Cvijanovic’s theatrical dynamics shine in Skim Milk, 1984, a triptych that juxtaposes a totemic image of two kneeling lovers embracing amid the tall grasses of a tenement-abutting meadow, on the left, with a center panel depicting a burning three-story house. On the right, a nocturnal jogger skirts a lurid and lonely gas station, with a naked male in the foreground—a streaker arrested in a crouched posture of suffocation. Cvijanovic’s brushy and breathless painterly style evokes a disjointed world of meaningless cinematic motion, yet the seemingly unrelated narrative elements eventually cohere, forming an allusion to love incinerated on a pyre of urban decay.

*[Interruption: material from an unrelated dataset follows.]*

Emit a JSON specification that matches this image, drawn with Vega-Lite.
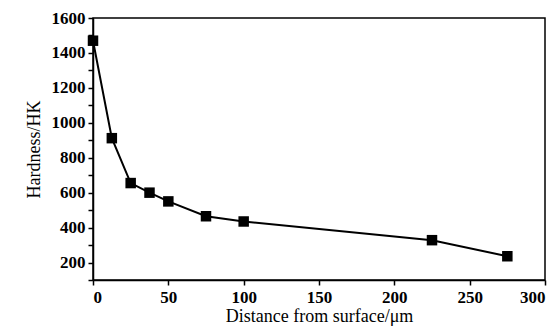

Elevated by Cvijanovic’s passionate imagination, the fragility of contemporary male/female relations is infused with the grit and pathos of working-class angst. Romantic hope amid squalor—a kind of canvas embodiment of Bruce Springsteen’s poignant, driven lyricism—is personified in the James Dean–ish, jeans-and-T-shirt-clad male lover stalwartly clasping his vulnerable heroine. Cvijanovic’s roots in the drama and poetry of film and rock culture also appear in the gesture of the woman’s diaphanous skirt blowing defenselessly in the wind, reprising Bob Dylan’s observations about the disintegration of ’60s society This plaintive moment signals an ’80s world where the “answer” grows ever more elusive.

Works from Cvijanovic’s Caribbean sojourn are for the most part characterized by a kind of travelogue palette that undercuts the intended trouble-brewing-in-paradise message. The New York imagery echoes more of the same, except without Cvijanovic’s earlier punch, and this time with the all-too-common addition of obligatory David Salle—derived superimposed drawings. But paintings such as Skim Milk, 1984, and Fireflys, 1982, offer ample evidence of Cvijanovic’s distinctive talent. All the more reason to nurture that gift at a pace at which it might flourish.